Book Review: Srepska by Lucas Sterling
Srepska is a cyber-crime thriller predicated on a frightening possibility; what if a team of well-resourced, competent hackers managed to gain control of the systems governing everyday financial transactions? The story begins with the ‘Srepska’ group’s first large-scale trial, where they cripple the cellphone network in Kenya. Since around 40% of monetary transactions in the country are made using cellphones, the disruption of the system causes immediate chaos.
Moving on from Kenya, we meet the book’s main protagonist, a German intelligence operative named Fredric. Competent and independent, Fredric follows the trail from Hungary to the United States and an audacious attempt to heist billions of dollars by crippling the world’s largest economy.
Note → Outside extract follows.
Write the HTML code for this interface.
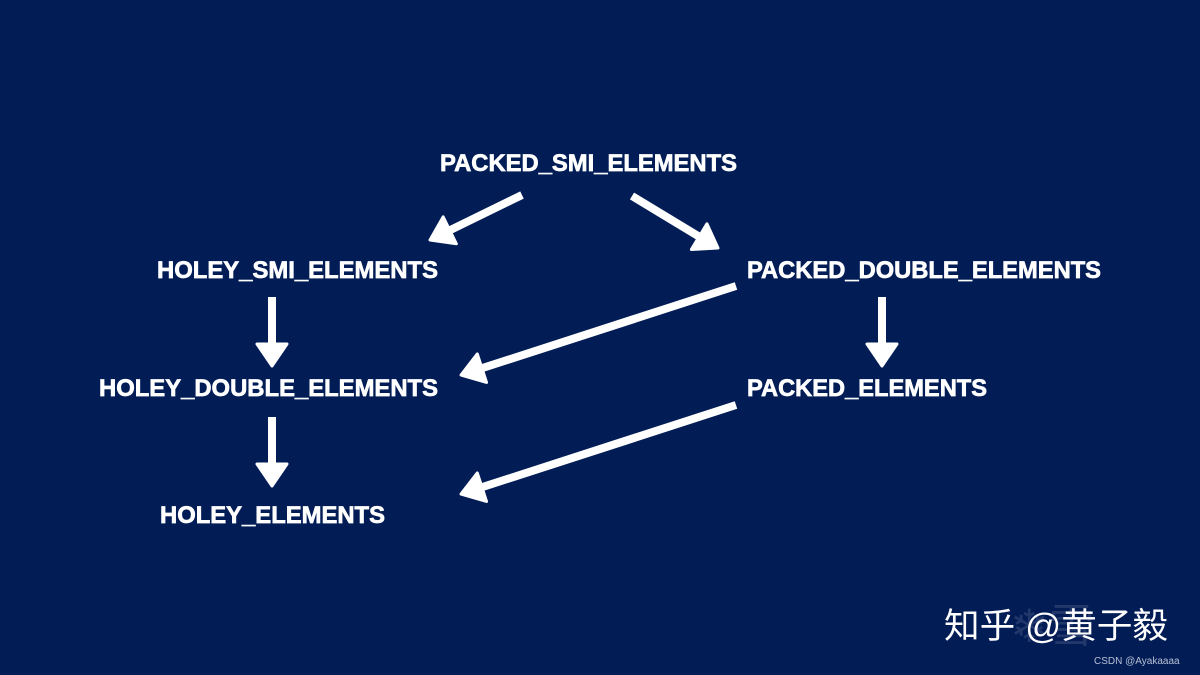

While I thoroughly enjoyed the book’s premise and Fredric was an interesting main character, there were some areas where the story fell down. There were a few places where I spotted missing words or punctuation errors, and I thought the hacking group was too opaque - while Fredric and the others investigating the case obviously have to uncover the mystery piece by piece, the reader needs a little more of a glimpse behind the curtain at motives and methods. Srepska appeared to be almost super-powered in some of their abilities, and cripplingly ill-prepared in other areas, a conundrum which was never explained. I wasn’t quite able to suspend my cynicism that the global financial giants wouldn’t have taken safeguards and precautions that couldn’t be bypassed so simply, either.
About 90% of the way through the book, I was enjoying it and planning to award four stars, mainly for the intriguing premise. However, the ending of the book was far too rushed, with too many loose ends not yet unravelled which Fredric didn’t seem in the least bit interested in investigating, and for that I’m afraid I have to knock it down to three.